◆ Excerpted records ◆
((

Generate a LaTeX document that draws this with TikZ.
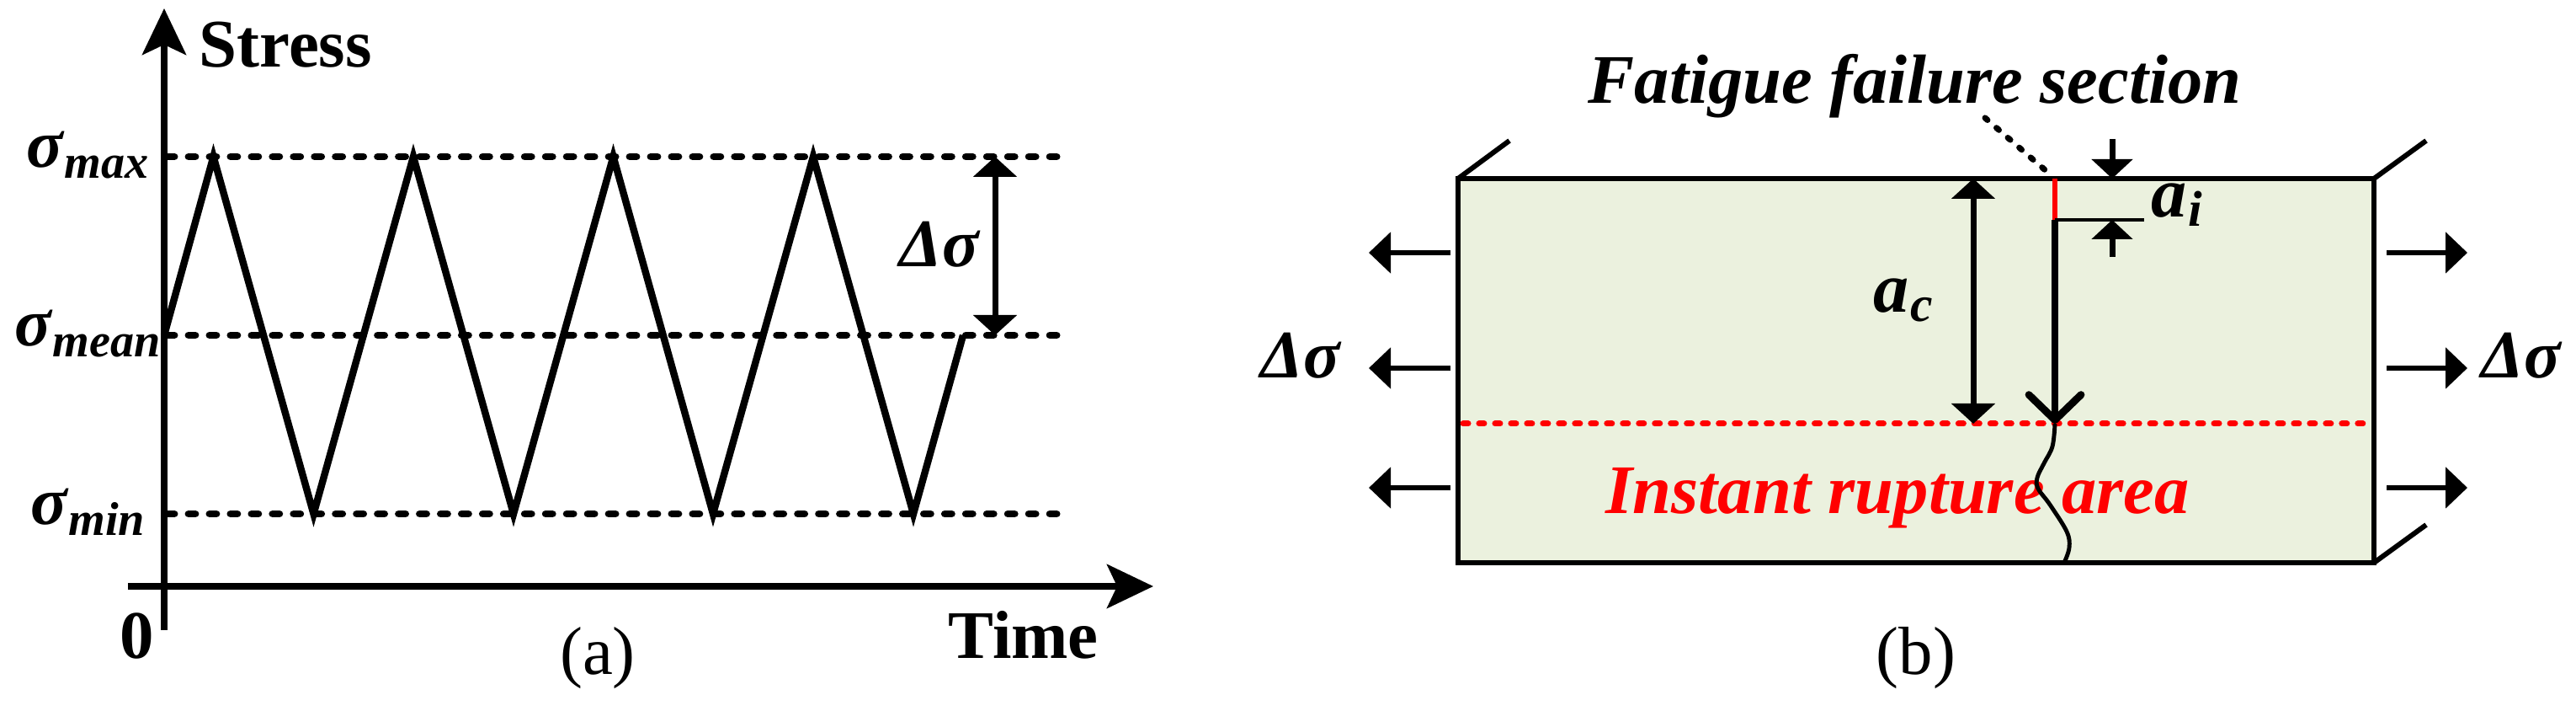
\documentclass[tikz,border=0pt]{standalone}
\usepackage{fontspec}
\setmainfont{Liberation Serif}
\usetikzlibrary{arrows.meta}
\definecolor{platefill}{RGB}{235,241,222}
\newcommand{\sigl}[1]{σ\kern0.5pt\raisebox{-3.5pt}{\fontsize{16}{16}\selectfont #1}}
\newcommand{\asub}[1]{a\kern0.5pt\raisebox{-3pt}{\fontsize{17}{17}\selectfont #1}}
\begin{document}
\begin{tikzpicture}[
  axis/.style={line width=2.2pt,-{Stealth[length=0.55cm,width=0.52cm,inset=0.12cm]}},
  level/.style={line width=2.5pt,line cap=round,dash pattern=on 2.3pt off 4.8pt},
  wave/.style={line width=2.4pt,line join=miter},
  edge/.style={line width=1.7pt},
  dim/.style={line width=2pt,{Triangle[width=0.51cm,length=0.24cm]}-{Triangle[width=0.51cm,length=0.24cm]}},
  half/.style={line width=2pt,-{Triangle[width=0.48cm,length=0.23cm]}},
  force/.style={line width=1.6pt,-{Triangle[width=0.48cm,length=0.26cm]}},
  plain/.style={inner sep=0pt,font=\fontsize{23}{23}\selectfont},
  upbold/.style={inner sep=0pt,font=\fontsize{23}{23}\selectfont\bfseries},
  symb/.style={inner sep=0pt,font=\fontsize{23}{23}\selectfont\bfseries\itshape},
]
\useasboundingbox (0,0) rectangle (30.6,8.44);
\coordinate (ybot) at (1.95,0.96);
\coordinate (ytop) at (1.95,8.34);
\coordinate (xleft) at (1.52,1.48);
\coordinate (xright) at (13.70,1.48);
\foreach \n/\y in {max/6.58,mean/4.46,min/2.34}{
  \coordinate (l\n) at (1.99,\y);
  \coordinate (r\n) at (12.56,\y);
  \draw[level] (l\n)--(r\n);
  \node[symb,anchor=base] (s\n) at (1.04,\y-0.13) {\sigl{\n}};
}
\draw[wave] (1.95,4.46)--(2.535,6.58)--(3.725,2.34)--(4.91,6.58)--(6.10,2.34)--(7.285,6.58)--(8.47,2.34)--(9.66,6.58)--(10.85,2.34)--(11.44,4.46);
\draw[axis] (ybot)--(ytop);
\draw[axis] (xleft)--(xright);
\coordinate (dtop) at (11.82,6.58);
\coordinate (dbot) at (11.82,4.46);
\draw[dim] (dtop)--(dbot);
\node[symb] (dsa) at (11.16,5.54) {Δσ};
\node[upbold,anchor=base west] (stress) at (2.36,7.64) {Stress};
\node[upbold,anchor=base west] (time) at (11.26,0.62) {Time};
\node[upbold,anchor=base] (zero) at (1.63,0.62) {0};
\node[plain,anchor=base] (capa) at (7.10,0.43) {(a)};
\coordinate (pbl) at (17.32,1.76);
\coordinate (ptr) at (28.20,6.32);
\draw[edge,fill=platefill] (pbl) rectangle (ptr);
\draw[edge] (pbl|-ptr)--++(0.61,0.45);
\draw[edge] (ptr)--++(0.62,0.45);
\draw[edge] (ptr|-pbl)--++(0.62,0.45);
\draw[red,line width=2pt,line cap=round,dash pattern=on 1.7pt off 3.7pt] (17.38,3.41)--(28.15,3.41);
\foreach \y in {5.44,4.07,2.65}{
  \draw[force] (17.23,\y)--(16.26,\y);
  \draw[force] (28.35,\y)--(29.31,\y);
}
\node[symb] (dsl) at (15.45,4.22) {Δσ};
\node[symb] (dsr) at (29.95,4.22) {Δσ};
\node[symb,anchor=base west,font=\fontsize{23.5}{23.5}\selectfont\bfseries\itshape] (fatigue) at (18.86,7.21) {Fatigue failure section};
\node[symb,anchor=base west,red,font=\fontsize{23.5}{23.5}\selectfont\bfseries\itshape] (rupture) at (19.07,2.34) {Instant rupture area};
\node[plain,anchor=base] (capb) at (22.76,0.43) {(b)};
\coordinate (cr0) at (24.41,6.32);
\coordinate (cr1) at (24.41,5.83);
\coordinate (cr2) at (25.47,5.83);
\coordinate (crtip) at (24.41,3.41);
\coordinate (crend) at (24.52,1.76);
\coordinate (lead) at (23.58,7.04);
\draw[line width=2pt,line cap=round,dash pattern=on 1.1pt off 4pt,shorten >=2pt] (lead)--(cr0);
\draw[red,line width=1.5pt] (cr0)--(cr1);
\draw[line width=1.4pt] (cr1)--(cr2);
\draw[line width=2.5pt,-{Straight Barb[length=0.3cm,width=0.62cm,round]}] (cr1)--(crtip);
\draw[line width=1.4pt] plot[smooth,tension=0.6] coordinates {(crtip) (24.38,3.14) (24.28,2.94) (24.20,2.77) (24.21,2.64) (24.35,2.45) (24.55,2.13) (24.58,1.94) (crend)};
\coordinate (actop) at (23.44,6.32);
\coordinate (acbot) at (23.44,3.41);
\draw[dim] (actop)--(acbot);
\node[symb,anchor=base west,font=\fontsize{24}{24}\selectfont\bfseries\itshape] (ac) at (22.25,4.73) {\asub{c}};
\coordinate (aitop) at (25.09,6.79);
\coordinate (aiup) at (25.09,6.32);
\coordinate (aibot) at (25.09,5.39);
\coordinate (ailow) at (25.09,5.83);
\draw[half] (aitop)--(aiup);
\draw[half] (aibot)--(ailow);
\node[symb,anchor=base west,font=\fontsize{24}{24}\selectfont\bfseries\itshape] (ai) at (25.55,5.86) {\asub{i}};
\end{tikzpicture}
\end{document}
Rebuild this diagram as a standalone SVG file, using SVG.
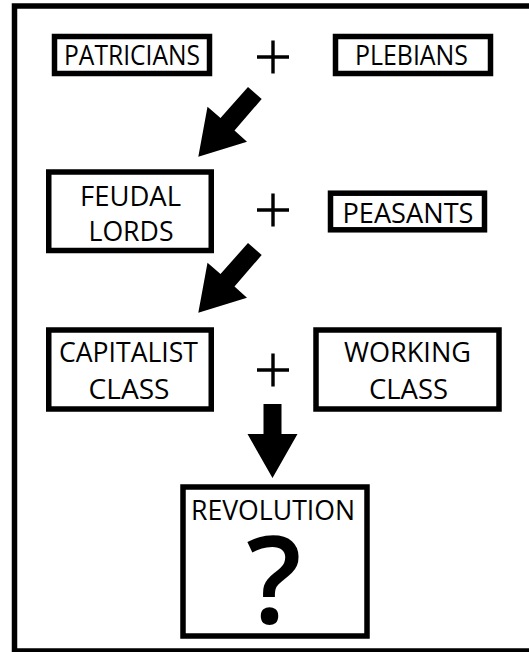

))

◆ Your task ◆
Write out again every line above exactly as given; the pictures do not belong in the copy.

◆ Correct response ◆
Generate a LaTeX document that draws this with TikZ.
\documentclass[tikz,border=0pt]{standalone}
\usepackage{fontspec}
\setmainfont{Liberation Serif}
\usetikzlibrary{arrows.meta}
\definecolor{platefill}{RGB}{235,241,222}
\newcommand{\sigl}[1]{σ\kern0.5pt\raisebox{-3.5pt}{\fontsize{16}{16}\selectfont #1}}
\newcommand{\asub}[1]{a\kern0.5pt\raisebox{-3pt}{\fontsize{17}{17}\selectfont #1}}
\begin{document}
\begin{tikzpicture}[
  axis/.style={line width=2.2pt,-{Stealth[length=0.55cm,width=0.52cm,inset=0.12cm]}},
  level/.style={line width=2.5pt,line cap=round,dash pattern=on 2.3pt off 4.8pt},
  wave/.style={line width=2.4pt,line join=miter},
  edge/.style={line width=1.7pt},
  dim/.style={line width=2pt,{Triangle[width=0.51cm,length=0.24cm]}-{Triangle[width=0.51cm,length=0.24cm]}},
  half/.style={line width=2pt,-{Triangle[width=0.48cm,length=0.23cm]}},
  force/.style={line width=1.6pt,-{Triangle[width=0.48cm,length=0.26cm]}},
  plain/.style={inner sep=0pt,font=\fontsize{23}{23}\selectfont},
  upbold/.style={inner sep=0pt,font=\fontsize{23}{23}\selectfont\bfseries},
  symb/.style={inner sep=0pt,font=\fontsize{23}{23}\selectfont\bfseries\itshape},
]
\useasboundingbox (0,0) rectangle (30.6,8.44);
\coordinate (ybot) at (1.95,0.96);
\coordinate (ytop) at (1.95,8.34);
\coordinate (xleft) at (1.52,1.48);
\coordinate (xright) at (13.70,1.48);
\foreach \n/\y in {max/6.58,mean/4.46,min/2.34}{
  \coordinate (l\n) at (1.99,\y);
  \coordinate (r\n) at (12.56,\y);
  \draw[level] (l\n)--(r\n);
  \node[symb,anchor=base] (s\n) at (1.04,\y-0.13) {\sigl{\n}};
}
\draw[wave] (1.95,4.46)--(2.535,6.58)--(3.725,2.34)--(4.91,6.58)--(6.10,2.34)--(7.285,6.58)--(8.47,2.34)--(9.66,6.58)--(10.85,2.34)--(11.44,4.46);
\draw[axis] (ybot)--(ytop);
\draw[axis] (xleft)--(xright);
\coordinate (dtop) at (11.82,6.58);
\coordinate (dbot) at (11.82,4.46);
\draw[dim] (dtop)--(dbot);
\node[symb] (dsa) at (11.16,5.54) {Δσ};
\node[upbold,anchor=base west] (stress) at (2.36,7.64) {Stress};
\node[upbold,anchor=base west] (time) at (11.26,0.62) {Time};
\node[upbold,anchor=base] (zero) at (1.63,0.62) {0};
\node[plain,anchor=base] (capa) at (7.10,0.43) {(a)};
\coordinate (pbl) at (17.32,1.76);
\coordinate (ptr) at (28.20,6.32);
\draw[edge,fill=platefill] (pbl) rectangle (ptr);
\draw[edge] (pbl|-ptr)--++(0.61,0.45);
\draw[edge] (ptr)--++(0.62,0.45);
\draw[edge] (ptr|-pbl)--++(0.62,0.45);
\draw[red,line width=2pt,line cap=round,dash pattern=on 1.7pt off 3.7pt] (17.38,3.41)--(28.15,3.41);
\foreach \y in {5.44,4.07,2.65}{
  \draw[force] (17.23,\y)--(16.26,\y);
  \draw[force] (28.35,\y)--(29.31,\y);
}
\node[symb] (dsl) at (15.45,4.22) {Δσ};
\node[symb] (dsr) at (29.95,4.22) {Δσ};
\node[symb,anchor=base west,font=\fontsize{23.5}{23.5}\selectfont\bfseries\itshape] (fatigue) at (18.86,7.21) {Fatigue failure section};
\node[symb,anchor=base west,red,font=\fontsize{23.5}{23.5}\selectfont\bfseries\itshape] (rupture) at (19.07,2.34) {Instant rupture area};
\node[plain,anchor=base] (capb) at (22.76,0.43) {(b)};
\coordinate (cr0) at (24.41,6.32);
\coordinate (cr1) at (24.41,5.83);
\coordinate (cr2) at (25.47,5.83);
\coordinate (crtip) at (24.41,3.41);
\coordinate (crend) at (24.52,1.76);
\coordinate (lead) at (23.58,7.04);
\draw[line width=2pt,line cap=round,dash pattern=on 1.1pt off 4pt,shorten >=2pt] (lead)--(cr0);
\draw[red,line width=1.5pt] (cr0)--(cr1);
\draw[line width=1.4pt] (cr1)--(cr2);
\draw[line width=2.5pt,-{Straight Barb[length=0.3cm,width=0.62cm,round]}] (cr1)--(crtip);
\draw[line width=1.4pt] plot[smooth,tension=0.6] coordinates {(crtip) (24.38,3.14) (24.28,2.94) (24.20,2.77) (24.21,2.64) (24.35,2.45) (24.55,2.13) (24.58,1.94) (crend)};
\coordinate (actop) at (23.44,6.32);
\coordinate (acbot) at (23.44,3.41);
\draw[dim] (actop)--(acbot);
\node[symb,anchor=base west,font=\fontsize{24}{24}\selectfont\bfseries\itshape] (ac) at (22.25,4.73) {\asub{c}};
\coordinate (aitop) at (25.09,6.79);
\coordinate (aiup) at (25.09,6.32);
\coordinate (aibot) at (25.09,5.39);
\coordinate (ailow) at (25.09,5.83);
\draw[half] (aitop)--(aiup);
\draw[half] (aibot)--(ailow);
\node[symb,anchor=base west,font=\fontsize{24}{24}\selectfont\bfseries\itshape] (ai) at (25.55,5.86) {\asub{i}};
\end{tikzpicture}
\end{document}
Rebuild this diagram as a standalone SVG file, using SVG.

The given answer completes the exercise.